Tuesday, June 26, 2007

Funga mkanda wa kiti


It was bound to happen – after flying for 64 segments (that is, individual take offs and landings) in the past 10 months, I finally did the thing that I thought would have only taken me 20-30 segments to do: I totally forgot where I was. Now, this is not like when I wake up in a hotel room and it takes me a millisecond to remember where I am, this was full on forgot, like I claimed to be in one country and was in another. It wasn’t really all that embarrassing, but I’ll explain.

Last week, I flew from Addis Ababa to Dar es Salaam. This counts as 2 segments, because there’s a 45 minute stop in Kilimanjaro. I’ve taken this flight and its reverse flight like 14 times, and I have to say it never gets old. I don’t care who you are, flying right next to the snow capped top of Mt. Kilimanjaro, all the while knowing that your kids will probably never know that Kilimanjaro was capped with snow at some point in history, is just cool. Anyway, I spent about 2 days in Tanzania, then I flew to Rwanda for about 6 days there. I’m going to write more about Rwanda in the next couple of days, because I’ve been thinking about it nonstop and am still digesting how to accurately convey my feelings to others.

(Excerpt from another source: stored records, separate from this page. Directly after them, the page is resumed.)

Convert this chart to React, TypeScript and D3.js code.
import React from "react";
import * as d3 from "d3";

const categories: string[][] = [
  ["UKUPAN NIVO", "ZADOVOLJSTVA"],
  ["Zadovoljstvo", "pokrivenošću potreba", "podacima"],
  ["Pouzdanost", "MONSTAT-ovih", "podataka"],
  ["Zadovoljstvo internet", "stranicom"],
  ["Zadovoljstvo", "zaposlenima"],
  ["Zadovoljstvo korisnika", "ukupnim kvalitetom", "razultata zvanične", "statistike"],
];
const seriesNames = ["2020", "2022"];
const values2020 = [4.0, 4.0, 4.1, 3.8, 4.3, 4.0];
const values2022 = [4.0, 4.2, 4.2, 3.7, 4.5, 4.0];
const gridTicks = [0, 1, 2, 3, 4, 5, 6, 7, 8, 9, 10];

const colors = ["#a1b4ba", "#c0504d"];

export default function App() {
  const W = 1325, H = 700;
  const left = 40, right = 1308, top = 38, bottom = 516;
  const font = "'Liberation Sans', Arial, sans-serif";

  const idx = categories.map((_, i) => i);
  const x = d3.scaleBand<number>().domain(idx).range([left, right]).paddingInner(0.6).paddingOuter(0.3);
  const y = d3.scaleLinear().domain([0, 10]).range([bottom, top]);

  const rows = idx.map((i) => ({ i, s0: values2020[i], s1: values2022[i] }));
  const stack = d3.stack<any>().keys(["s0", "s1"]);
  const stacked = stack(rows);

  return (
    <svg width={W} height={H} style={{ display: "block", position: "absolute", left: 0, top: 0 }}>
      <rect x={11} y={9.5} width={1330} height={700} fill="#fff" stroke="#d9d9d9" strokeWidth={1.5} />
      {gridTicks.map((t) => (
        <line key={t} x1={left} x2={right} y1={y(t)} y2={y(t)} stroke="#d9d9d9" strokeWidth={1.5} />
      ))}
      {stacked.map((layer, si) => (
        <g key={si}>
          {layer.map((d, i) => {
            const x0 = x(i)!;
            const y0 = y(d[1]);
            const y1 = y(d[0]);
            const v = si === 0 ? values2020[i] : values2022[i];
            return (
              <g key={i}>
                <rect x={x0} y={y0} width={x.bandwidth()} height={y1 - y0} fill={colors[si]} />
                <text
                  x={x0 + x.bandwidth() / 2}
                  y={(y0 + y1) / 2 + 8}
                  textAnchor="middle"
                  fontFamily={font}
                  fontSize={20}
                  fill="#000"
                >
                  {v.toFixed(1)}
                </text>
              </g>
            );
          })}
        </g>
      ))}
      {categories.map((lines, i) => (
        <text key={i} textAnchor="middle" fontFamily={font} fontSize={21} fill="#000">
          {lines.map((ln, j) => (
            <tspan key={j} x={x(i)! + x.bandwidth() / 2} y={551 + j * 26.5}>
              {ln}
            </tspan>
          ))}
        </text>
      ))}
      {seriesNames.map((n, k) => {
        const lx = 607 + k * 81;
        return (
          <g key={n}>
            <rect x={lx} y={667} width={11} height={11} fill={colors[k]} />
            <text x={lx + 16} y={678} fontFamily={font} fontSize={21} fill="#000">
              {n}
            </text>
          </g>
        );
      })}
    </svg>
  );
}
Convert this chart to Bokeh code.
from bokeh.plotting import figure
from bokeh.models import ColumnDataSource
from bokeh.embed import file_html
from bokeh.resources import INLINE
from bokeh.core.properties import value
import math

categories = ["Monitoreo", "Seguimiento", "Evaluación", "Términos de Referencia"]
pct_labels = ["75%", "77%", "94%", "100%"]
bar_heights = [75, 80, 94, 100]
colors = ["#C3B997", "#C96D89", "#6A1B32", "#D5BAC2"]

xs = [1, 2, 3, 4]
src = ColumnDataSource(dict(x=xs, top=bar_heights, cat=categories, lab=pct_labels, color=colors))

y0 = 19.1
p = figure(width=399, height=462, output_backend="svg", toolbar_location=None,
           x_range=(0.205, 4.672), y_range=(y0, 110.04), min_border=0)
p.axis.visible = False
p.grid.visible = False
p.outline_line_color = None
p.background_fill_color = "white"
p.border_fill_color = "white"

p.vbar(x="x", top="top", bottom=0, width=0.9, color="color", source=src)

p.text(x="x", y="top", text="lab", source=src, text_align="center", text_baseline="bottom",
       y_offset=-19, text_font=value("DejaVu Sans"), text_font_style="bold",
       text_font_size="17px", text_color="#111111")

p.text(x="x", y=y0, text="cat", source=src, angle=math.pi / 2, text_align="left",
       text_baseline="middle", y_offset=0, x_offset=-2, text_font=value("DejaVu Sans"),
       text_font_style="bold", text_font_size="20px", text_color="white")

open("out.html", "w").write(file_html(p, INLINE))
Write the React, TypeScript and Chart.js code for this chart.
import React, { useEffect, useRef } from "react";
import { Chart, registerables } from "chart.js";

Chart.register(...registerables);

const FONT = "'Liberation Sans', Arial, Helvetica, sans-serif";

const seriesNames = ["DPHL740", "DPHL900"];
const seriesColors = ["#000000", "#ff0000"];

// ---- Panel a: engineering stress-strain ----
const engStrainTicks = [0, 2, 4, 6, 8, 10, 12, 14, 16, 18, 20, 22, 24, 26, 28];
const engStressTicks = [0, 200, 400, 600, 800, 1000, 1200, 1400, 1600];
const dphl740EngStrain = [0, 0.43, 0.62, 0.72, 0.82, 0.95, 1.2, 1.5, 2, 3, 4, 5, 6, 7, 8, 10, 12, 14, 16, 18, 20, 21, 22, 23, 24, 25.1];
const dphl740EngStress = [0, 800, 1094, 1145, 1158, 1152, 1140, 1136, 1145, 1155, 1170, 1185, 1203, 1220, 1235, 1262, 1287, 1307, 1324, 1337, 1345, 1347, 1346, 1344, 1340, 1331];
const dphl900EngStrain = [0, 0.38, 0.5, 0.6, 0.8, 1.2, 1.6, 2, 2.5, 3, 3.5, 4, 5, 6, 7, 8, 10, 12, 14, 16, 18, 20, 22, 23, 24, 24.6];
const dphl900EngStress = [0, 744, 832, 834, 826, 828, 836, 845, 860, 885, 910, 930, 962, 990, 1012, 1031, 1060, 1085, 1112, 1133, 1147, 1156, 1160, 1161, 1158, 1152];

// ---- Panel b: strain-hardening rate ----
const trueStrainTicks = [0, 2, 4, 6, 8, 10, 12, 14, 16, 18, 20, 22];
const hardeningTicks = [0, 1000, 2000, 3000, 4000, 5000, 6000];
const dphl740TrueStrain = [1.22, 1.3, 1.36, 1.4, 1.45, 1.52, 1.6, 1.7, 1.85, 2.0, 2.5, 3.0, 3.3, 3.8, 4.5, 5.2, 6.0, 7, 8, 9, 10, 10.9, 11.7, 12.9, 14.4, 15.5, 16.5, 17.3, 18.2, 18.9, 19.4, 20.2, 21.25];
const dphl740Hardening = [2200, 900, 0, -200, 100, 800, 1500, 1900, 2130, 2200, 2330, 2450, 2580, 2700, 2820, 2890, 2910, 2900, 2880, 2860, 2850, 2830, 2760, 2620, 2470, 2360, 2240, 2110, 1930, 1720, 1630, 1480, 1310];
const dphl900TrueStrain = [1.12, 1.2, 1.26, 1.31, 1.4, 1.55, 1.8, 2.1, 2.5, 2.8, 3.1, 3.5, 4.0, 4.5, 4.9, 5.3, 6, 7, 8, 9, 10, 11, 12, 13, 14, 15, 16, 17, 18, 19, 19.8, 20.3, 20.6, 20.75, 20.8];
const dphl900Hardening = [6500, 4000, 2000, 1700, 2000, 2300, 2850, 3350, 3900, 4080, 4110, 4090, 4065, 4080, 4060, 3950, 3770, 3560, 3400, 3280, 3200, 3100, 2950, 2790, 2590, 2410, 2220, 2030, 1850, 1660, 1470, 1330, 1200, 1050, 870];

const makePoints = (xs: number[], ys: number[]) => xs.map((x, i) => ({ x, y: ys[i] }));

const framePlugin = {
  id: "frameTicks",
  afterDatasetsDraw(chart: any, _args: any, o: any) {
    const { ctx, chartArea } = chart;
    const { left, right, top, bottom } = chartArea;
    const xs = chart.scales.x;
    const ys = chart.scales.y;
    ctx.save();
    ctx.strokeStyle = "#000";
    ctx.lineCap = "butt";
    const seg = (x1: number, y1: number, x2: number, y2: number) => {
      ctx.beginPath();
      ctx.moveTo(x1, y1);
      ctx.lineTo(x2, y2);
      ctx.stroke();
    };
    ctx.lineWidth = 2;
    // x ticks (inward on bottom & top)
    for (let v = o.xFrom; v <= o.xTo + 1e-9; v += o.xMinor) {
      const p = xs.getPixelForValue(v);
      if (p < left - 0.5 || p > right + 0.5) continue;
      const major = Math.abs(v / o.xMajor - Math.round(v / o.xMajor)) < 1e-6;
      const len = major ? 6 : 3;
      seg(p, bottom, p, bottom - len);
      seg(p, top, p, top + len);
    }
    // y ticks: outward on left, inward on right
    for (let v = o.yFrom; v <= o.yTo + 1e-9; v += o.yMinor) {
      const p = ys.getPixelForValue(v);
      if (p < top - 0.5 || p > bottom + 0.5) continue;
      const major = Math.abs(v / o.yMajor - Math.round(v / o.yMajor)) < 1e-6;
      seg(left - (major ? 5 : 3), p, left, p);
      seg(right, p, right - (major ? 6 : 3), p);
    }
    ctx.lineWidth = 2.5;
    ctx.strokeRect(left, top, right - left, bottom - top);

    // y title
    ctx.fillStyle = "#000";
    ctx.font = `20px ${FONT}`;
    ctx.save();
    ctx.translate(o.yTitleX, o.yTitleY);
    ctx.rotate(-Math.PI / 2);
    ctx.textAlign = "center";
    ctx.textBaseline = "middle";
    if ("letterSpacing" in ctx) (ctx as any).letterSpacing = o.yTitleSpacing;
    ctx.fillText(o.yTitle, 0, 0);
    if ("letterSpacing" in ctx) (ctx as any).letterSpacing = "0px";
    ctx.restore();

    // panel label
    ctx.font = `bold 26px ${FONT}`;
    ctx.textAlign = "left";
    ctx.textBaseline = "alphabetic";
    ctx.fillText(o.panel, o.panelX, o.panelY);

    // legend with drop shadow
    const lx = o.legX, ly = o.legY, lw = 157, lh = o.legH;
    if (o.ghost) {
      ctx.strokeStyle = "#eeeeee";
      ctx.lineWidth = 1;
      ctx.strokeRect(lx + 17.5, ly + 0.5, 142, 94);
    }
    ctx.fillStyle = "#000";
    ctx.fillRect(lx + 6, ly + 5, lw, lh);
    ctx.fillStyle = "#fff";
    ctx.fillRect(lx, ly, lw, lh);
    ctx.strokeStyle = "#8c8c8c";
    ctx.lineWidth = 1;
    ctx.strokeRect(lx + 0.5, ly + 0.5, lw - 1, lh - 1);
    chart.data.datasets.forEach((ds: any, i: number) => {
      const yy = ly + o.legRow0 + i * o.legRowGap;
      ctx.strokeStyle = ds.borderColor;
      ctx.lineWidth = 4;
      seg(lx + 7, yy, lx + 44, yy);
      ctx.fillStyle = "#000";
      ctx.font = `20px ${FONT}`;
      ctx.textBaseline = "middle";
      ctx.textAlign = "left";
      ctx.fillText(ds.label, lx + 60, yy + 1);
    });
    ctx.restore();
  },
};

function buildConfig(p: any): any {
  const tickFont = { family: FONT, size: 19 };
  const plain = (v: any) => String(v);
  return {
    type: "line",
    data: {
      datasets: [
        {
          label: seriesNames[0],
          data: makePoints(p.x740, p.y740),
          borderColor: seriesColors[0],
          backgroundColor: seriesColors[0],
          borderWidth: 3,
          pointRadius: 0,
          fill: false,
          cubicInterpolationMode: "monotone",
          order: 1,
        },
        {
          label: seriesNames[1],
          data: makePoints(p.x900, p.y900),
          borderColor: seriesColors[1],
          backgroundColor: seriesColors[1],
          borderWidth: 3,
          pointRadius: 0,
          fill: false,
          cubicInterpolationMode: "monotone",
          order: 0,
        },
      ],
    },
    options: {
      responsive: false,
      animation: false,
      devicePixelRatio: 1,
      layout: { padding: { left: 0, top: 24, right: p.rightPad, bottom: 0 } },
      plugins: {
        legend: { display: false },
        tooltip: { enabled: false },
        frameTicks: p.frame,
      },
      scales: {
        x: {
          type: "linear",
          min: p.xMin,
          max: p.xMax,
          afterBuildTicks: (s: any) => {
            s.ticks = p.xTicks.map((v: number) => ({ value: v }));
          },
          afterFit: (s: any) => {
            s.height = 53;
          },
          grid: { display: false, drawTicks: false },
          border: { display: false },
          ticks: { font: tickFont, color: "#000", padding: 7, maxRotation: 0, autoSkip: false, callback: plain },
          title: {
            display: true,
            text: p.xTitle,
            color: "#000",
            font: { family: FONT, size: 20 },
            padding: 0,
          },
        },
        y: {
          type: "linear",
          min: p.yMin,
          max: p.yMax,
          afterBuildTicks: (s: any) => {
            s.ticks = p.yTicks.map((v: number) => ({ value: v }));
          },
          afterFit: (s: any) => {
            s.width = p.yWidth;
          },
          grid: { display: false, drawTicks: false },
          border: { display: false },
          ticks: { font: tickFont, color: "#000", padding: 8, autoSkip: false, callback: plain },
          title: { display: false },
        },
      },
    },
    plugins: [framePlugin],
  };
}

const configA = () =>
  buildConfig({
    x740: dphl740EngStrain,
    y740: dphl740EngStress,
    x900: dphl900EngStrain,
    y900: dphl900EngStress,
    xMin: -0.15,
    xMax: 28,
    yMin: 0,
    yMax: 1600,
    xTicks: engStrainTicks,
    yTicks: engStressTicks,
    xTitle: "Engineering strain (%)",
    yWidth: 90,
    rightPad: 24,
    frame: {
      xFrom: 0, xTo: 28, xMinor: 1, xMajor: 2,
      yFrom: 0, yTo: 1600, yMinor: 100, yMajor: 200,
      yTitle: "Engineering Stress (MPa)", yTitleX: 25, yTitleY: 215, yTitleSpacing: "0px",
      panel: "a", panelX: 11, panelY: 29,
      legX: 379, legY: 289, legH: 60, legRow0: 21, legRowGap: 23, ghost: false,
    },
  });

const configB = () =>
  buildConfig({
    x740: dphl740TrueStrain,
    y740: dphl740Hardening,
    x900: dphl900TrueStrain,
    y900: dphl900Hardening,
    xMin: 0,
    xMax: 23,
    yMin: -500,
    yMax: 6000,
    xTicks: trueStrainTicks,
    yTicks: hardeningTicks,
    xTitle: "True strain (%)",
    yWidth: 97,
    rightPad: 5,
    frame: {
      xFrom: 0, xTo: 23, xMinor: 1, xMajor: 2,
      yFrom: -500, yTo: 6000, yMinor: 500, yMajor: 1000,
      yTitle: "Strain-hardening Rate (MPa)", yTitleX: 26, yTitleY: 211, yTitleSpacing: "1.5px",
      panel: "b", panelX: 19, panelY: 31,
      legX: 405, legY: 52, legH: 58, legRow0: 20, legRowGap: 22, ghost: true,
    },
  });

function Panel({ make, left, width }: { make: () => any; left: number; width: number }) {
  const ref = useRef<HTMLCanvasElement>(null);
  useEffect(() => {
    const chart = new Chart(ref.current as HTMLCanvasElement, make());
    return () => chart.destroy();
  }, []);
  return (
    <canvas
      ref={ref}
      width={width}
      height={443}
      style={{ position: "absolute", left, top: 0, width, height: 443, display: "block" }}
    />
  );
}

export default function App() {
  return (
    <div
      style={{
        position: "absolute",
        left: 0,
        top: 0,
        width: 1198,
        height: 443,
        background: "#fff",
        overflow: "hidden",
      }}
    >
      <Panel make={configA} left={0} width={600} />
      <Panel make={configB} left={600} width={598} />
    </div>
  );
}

Anyway, I spent the 6 days in Rwanda, but because I didn’t know I was going to Rwanda until I was in Tanzania, I had to fly back to Tanzania for 1 night in order to fly to Addis the next day to make round trip ticketing easier and cost lower.

SO. There I am in Kigali, Rwanda, waiting in this interminable line for check in, and I finally get on the plane only after waiting in line for the entire 1.5 hours between when I got to the airport and when we took off. So I never sat in the airport, didn’t have my traditional local beer while I wait in the airport, never really drank in the Kigali international boarding area. I got to Nairobi and had a 5+ hour layover there. Luckily, I had some movies to watch and the layover was a breeze. When I went to the gate when our boarding was called, it was the usual. I didn’t take off my belt or my watch, even though they both contain metal, because I know that neither one separately nor the two of them together will set off that stupid metal detector. Yet like 1 penny in my pocket does. I collect my belongings from the conveyer belt, and the nice airport worker man says to me something like, “Did you enjoy our country?” I very sincerely replied, “Yes, Rwanda is one of the most beautiful countries I’ve ever seen.” I registered the looked of confusion on his face, looked up at the “Kenya Duty Free” sign right outside the gate, and realized my folly. There’s really no way to recover than that other than the obligatory 5 minute conversation that ensued, which was like “Oh, I was in Rwanda, just a layover in Nairobi, now to Dar, um, I want to come to Kenya, it seems really awesome” and stuff like that. It was a full throttle babble, but the nice guy eventually let me go.
More info on Rwanda to come soon...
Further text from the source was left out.